Some of my favourite DVDs to come across in a second-hand store are the ones that make you think: "Hang on, isn't that just [insert name of extremely popular big-budget film] done on the cheap?" As I picked up The Librarian: Quest for the Spear and read the back, it became clear that I had chanced upon the Lidl Indiana Jones.
Noah Wyle (Asda own-brand Harrison Ford) is a bookish archaeologist who has to find the three pieces of the Spear of Destiny before some evil types do because it holds the key to the universe or whatever. A sexy/feisty girl in combat trousers and a vest top helps him out and probably sits on his face every now and then. Kyle MacLachlan, I'm guessing from his scowl on the cover, is the leader of the evil guys. At the time (2004) there hadn't been an Indiana Jones film for about 15 years, so why not make another one without spending a lot of cash? Makes sense to me.

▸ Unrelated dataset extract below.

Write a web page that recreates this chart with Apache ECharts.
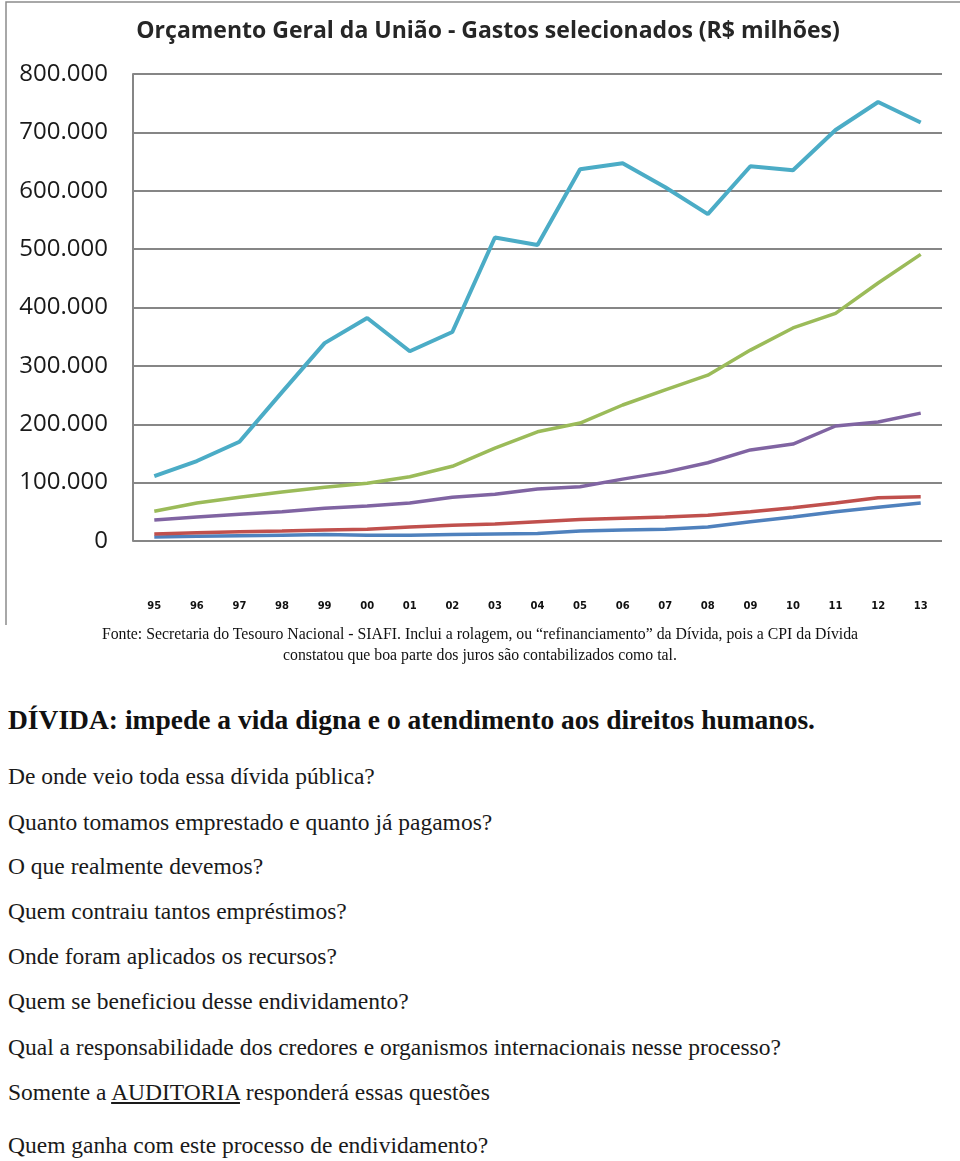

Ali: A mixed bag, I'll say that much. I can't argue with the purchase of Torque for just £1.50 (and yes, Ice Cube DOES say "Fuck the police") and I think you've nailed Mail To The Chief - any movie with Randy Quaid and a pun as a title is okay by me. However, you've massively overpaid for John Carter Of The Temple Of Doom (that shit should be on the pound saver menu) and you lose points for clearly having never heard of Bruce Campbell's Elvis monster movie Bubba Ho-Tep. Sorry, I'm just a traditionalist like that. 7/10
Matt: Ali's right, you lose points for not knowing what Bubba Ho-Tep is - and yet you regain some kudos for scoring it at just £2, which is an impressive purchase. Also, if we're rating this based on how interesting your selection is, I'm afraid I'm going to have to dock points for Torque just because I swear I see at least seven copies in every bargain DVD place I ever visit. Mail to the Chief, however, is a remarkable find - a film so confident in its winning title, it has completely dispensed with any teasing taglines. And good work on finding Noah Wyle playing an action adventurer. Also, extra points awarded for Eliza Dushku. Just because. 7/10
Luke: I concur with Ali and Matt - you shouldn't tell people involved in competitive scoring loosely based on film knowledge that you haven't heard of Bruce Campbell's last decent film. If this really was Come Dine With Me that would be the equivalent of trying to entertain a black guest by belching ragtime songs in their face. Besides that, this is an impressive opener in both the price/item and good/guilty pleasure stakes. Ski Troop Attack sounds particularly amazing, as does Kyle Maclachlan's Quest For Dignity. Clearly the desolation of a place once voted "Britain's Worst Street" has, ironically, afforded you an advantage in this budget DVD purchasing contest. 8/10
Rob: I'm not sure if it's a good thing or a bad thing that the only films I've heard of on this eclectic list are Torque and Bubba Ho-Tep. Still, you can't fault a mere 50 pence for a Roger Corman 'classic'. But I have to agree with Ali in saying you greatly overpaid for the very poor man's Indiana Jones knock-off. It might star that bloke from ER and the bad guy from The Flintstones but £2.50 is a little much. However, you redeem points for getting change from a pound coin on two occasions and of course, Mail to the Chief, a film that's jumped straight to the top of my curiosity list. Combine it with Santa With Muscles and you've got yourself a cracking rainy Sunday afternoon. 7/10
29/40 + 7 bonus points for buying 7 DVDs = 36
My mission is at an end. I have earned the scorn of my peers through not having heard of a film in which Elvis fights a mummy. Also, Luke has seen fit to diss my hood, meaning I now have to shank him in a postcode war or something. (*throws up unconvincing gang sign*) What I've gained in knowledge and entertainment hours, I've lost in self-esteem. But is this not the gauntlet we run as second-hand DVD purchasers? Are we not staking our very souls on our choices?